Showing posts with label short stories. Show all posts
Showing posts with label short stories. Show all posts

Monday, December 14, 2009

Short Stories

I've been playing around with some fantasy/horror stuff again, short stories though. One, I wrote with one of my classes. They had to write a story using the following: A Monk, A Bag, A Compass, Grandparents, A Monster Attack, A Mysterious Disappearance, A Season, and a Camp. It all lended to a pretty interesting story.

Prior to that, I was working with a group of kids and had a moment to daydream (it happens), and I imagined this story about a viking sort of fellow who stumbled into something unnatural, perhaps supernatural. It grew into a story of temptation, death, and despair of a spiritual kind. It reminds me a lot of my Afterlives stories actually, or some of my older short stories.

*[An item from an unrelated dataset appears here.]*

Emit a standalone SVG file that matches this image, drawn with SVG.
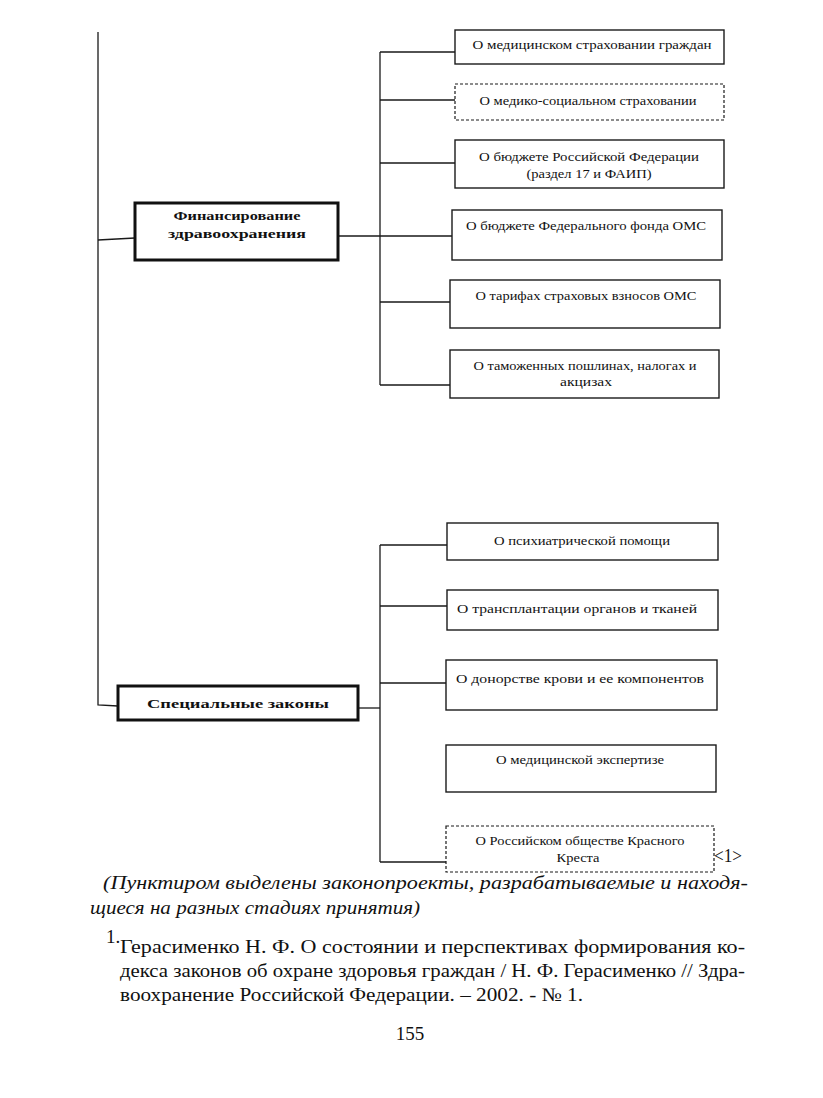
<svg xmlns="http://www.w3.org/2000/svg" width="823" height="1098" viewBox="0 0 823 1098">
<style>
.bg{fill:#fff}
.ln{stroke:#1a1a1a;stroke-width:1.3;fill:none}
.box{fill:#fff;stroke:#1a1a1a;stroke-width:1.4}
.dash{fill:#fff;stroke:#1a1a1a;stroke-width:1.2;stroke-dasharray:3,2}
.thick{fill:#fff;stroke:#111;stroke-width:3}
.t{font-family:"Liberation Serif",serif;font-size:13px;fill:#111;text-anchor:middle}
.b{font-family:"Liberation Serif",serif;font-size:13px;font-weight:bold;fill:#111;text-anchor:middle}
.it{font-family:"Liberation Serif",serif;font-size:19px;font-style:italic;fill:#111}
.ft{font-family:"Liberation Serif",serif;font-size:19px;fill:#111}
</style>
<rect class="bg" x="0" y="0" width="823" height="1098"/>
<g id="connectors">
<path class="ln" d="M98,32 L98,705 L118,706"/>
<path class="ln" d="M98,240 L135,238"/>
<path class="ln" d="M338,236 L380,236"/>
<path class="ln" d="M380,52 L380,385"/>
<path class="ln" d="M380,52 L455,52 M380,100 L455,100 M380,163 L455,163 M380,236 L452,236 M380,302 L450,302 M380,385 L450,385"/>
<path class="ln" d="M358,708 L380,708"/>
<path class="ln" d="M380,545 L380,862"/>
<path class="ln" d="M380,545 L447,545 M380,606 L447,606 M380,683 L446,683 M380,862 L446,862"/>
</g>
<g id="fin">
<rect class="thick" x="135" y="203" width="203" height="57"/>
<text class="b" x="237" y="220" textLength="127" lengthAdjust="spacingAndGlyphs">Финансирование</text>
<text class="b" x="237" y="238" textLength="138" lengthAdjust="spacingAndGlyphs">здравоохранения</text>
</g>
<g id="n1">
<rect class="box" x="455" y="30" width="269" height="34"/>
<text class="t" x="592" y="49" textLength="239" lengthAdjust="spacingAndGlyphs">О медицинском страховании граждан</text>
</g>
<g id="n2">
<rect class="dash" x="455" y="84" width="269" height="36"/>
<text class="t" x="588" y="105" textLength="217" lengthAdjust="spacingAndGlyphs">О медико-социальном страховании</text>
</g>
<g id="n3">
<rect class="box" x="455" y="140" width="269" height="48"/>
<text class="t" x="589" y="161" textLength="220" lengthAdjust="spacingAndGlyphs">О бюджете Российской Федерации</text>
<text class="t" x="589" y="178" textLength="125" lengthAdjust="spacingAndGlyphs">(раздел 17 и ФАИП)</text>
</g>
<g id="n4">
<rect class="box" x="452" y="210" width="270" height="50"/>
<text class="t" x="586" y="230" textLength="240" lengthAdjust="spacingAndGlyphs">О бюджете Федерального фонда ОМС</text>
</g>
<g id="n5">
<rect class="box" x="450" y="280" width="270" height="48"/>
<text class="t" x="586" y="300" textLength="221" lengthAdjust="spacingAndGlyphs">О тарифах страховых взносов ОМС</text>
</g>
<g id="n6">
<rect class="box" x="450" y="350" width="269" height="48"/>
<text class="t" x="585" y="370" textLength="223" lengthAdjust="spacingAndGlyphs">О таможенных пошлинах, налогах и</text>
<text class="t" x="586" y="386" textLength="52" lengthAdjust="spacingAndGlyphs">акцизах</text>
</g>
<g id="spec">
<rect class="thick" x="118" y="686" width="240" height="34"/>
<text class="b" x="238" y="708" textLength="182" lengthAdjust="spacingAndGlyphs">Специальные законы</text>
</g>
<g id="s1">
<rect class="box" x="447" y="523" width="271" height="37"/>
<text class="t" x="582" y="545" textLength="176" lengthAdjust="spacingAndGlyphs">О психиатрической помощи</text>
</g>
<g id="s2">
<rect class="box" x="447" y="590" width="271" height="40"/>
<text class="t" x="577" y="613" textLength="240" lengthAdjust="spacingAndGlyphs">О трансплантации органов и тканей</text>
</g>
<g id="s3">
<rect class="box" x="446" y="660" width="271" height="50"/>
<text class="t" x="580" y="683" textLength="248" lengthAdjust="spacingAndGlyphs">О донорстве крови и ее компонентов</text>
</g>
<g id="s4">
<rect class="box" x="446" y="745" width="270" height="47"/>
<text class="t" x="580" y="764" textLength="168" lengthAdjust="spacingAndGlyphs">О медицинской экспертизе</text>
</g>
<g id="s5">
<rect class="dash" x="446" y="826" width="268" height="46"/>
<text class="t" x="580" y="845" textLength="209" lengthAdjust="spacingAndGlyphs">О Российском обществе Красного</text>
<text class="t" x="578" y="862" textLength="43" lengthAdjust="spacingAndGlyphs">Креста</text>
</g>
<text class="ft" x="714" y="862" font-size="15" textLength="28" lengthAdjust="spacingAndGlyphs">&lt;1&gt;</text>
<g id="caption">
<text class="it" x="103" y="889" textLength="645" lengthAdjust="spacingAndGlyphs">(Пунктиром выделены законопроекты, разрабатываемые и находя-</text>
<text class="it" x="90" y="914" textLength="330" lengthAdjust="spacingAndGlyphs">щиеся на разных стадиях принятия)</text>
</g>
<g id="footnote">
<text class="ft" x="106" y="943" font-size="13">1.</text>
<text class="ft" x="120" y="953" textLength="625" lengthAdjust="spacingAndGlyphs">Герасименко Н. Ф. О состоянии и перспективах формирования ко-</text>
<text class="ft" x="120" y="977" textLength="625" lengthAdjust="spacingAndGlyphs">декса законов об охране здоровья граждан / Н. Ф. Герасименко // Здра-</text>
<text class="ft" x="120" y="1001" textLength="463" lengthAdjust="spacingAndGlyphs">воохранение Российской Федерации. – 2002. -  № 1.</text>
</g>
<text class="ft" x="410" y="1040" font-size="21" text-anchor="middle">155</text>
</svg>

I'm almost tempted to assemble a short story collection, reworking some of my old stuff. I'm just not sure I have enough. I'd really have to consider the order in which they were assembled, the themes I allowed in, and so forth. Frankly, a lot of my unfinished stuff wouldn't work. Nor would I devote much time to finishing it. However, there is something to be said for some of my short stories. It'd probably have to be a paperback, if anything, and it'd be short. Things to think about I guess.

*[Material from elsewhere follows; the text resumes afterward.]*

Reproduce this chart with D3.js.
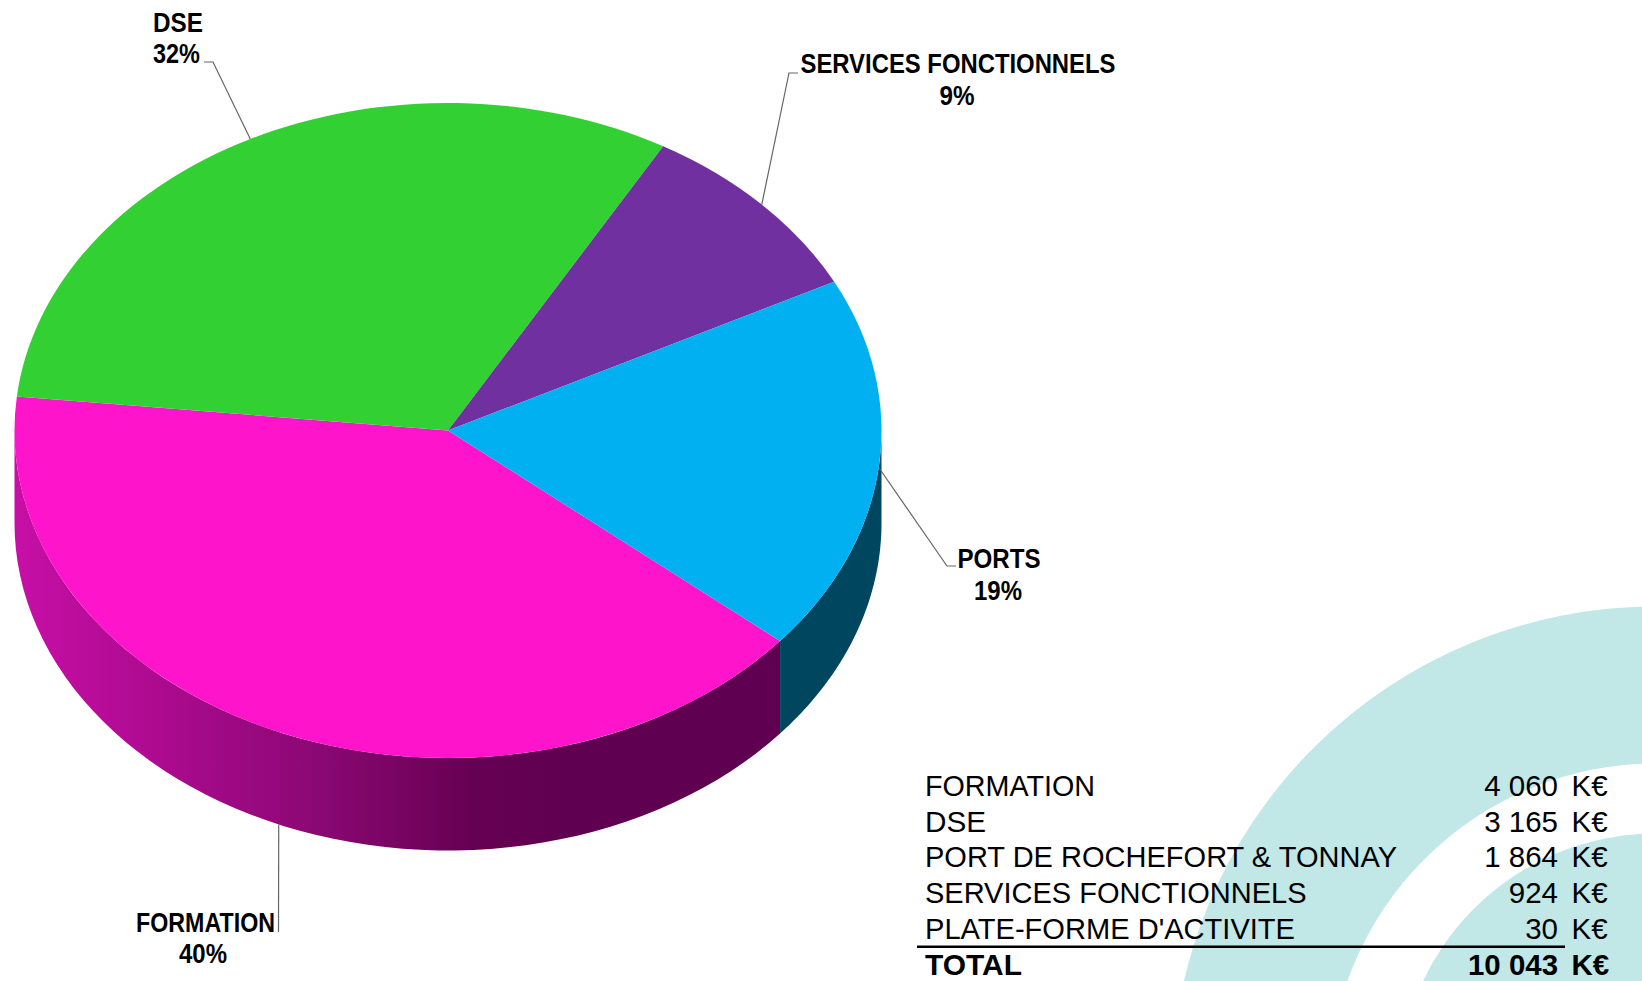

In the meantime, until I work more on In-Roam or Earthbound, here's a sample of 'A Dance in the Twilight':


Again, the light flickered among the trees, and the very trees seemed to waver uncertainly. His hand went to his belt, grasping for the sword he’d lost when Dyre and Egil had fallen, feathered with arrows. He had no weapon left to him save for his knife, which was notched from use and dull after all he’d been through.

Anger surged through him and helplessness with it. Tears flowed from his eyes unrestrained. His nephew and brother were both gone. Perhaps Jens, his own son, had escaped, as he had. Perhaps it would have been better to die beside his kin, cradling his son’s body in his arms as they hacked him to pieces. In that end, at least, there was honor.

Not knowing what other course to follow or perhaps seeking a swifter end with all the misery he’d endured, Geir went toward the lights, which grew stronger now. They pulsated and danced among the trees, blue, green, and yellow spheres of radiance. Spirits, he thought, and perhaps helpful ones.

His folk were a superstitious lot. Some would have turned from wisps and fey forest spirits, but Geir recalled stories his grandmother had told, stories where the spirits had aided a wounded man or a lost hunter. Could it not happen to him?

Under his feet, he crushed rings of toadstools, fairy rings. He thought he saw minute creatures scurrying beneath them, hiding in the gills of the great fungi, some the size of his hands or larger, but he wasn’t certain. The lights ahead were more intriguing anyway.

Owls watched overhead with their large, unblinking, yellow eyes as he staggered forward to where the trees seemed to undulate and hum. As he leaned upon one, he saw eyes and a face turn to look at him from within the ridges of bark. A silvery birch beside it smiled cunningly at him.